I like my ladies how I like my coffee... TARDIS blue
They let director James Gunn work his vision and his script and what we got was movie gold. Sure there were some small plot holes, but then you see a bald and blue Karen Gillian and for some reason the world seems right. I applaud Marvel for taking this risk. When other studios would be running out of ideas, they seem to just be getting started. Even Captain America: Winter Soldier (which was a guaranteed money maker) took some unusual risks, as the story read more like an espionage movie than a straight-up "save the world," superhero movie. It also seemed that the upcoming Ant-Man movie was originally very much going to be in this new genre bending trend, with it being billed as a superhero/heist movie, but with the departure of Edgar Wright I am taking a "wait and see" attitude.

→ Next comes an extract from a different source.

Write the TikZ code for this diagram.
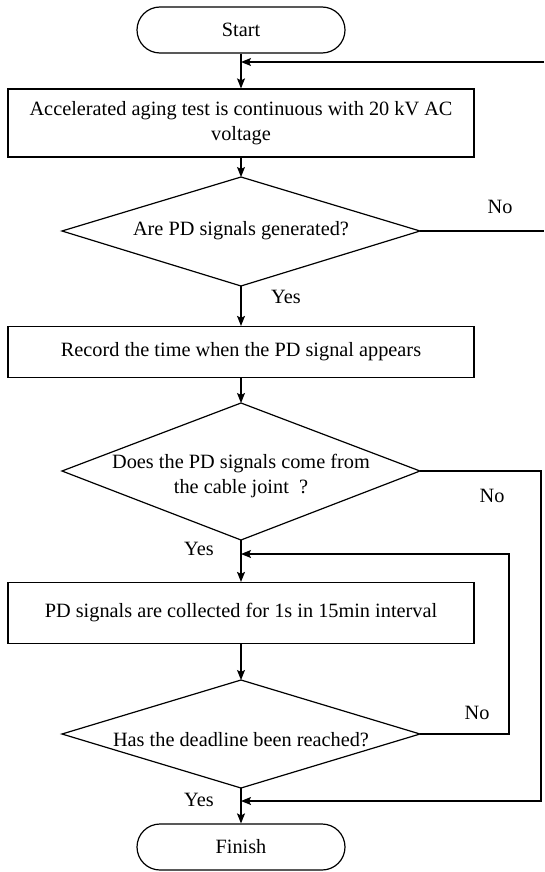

Hopefully, this all means that Marvel is just getting started with what's to come. They are the studio that practically legitimized the superhero movie genre (before them it was just a fad.) Everything they have done has been copied by other studios, stingers, shared universes, etc. They could have sat back and just made a few more mediocre movies and trusted their name to make the money, but instead they took a risk, went out on a comic limb, and showed us what the future of comic movies could be. For that and so much more I love them. (Maybe DC can learn a lesson from their playbook.) With any luck the wit-and-styled feel of Guardians will be one thing that other superhero movies copy. It's time to start playing with the genre in fun and interesting ways, but all of that is for the future. Right now, I want to live in the present and go see Guardians of the Galaxy again. (And so should you.)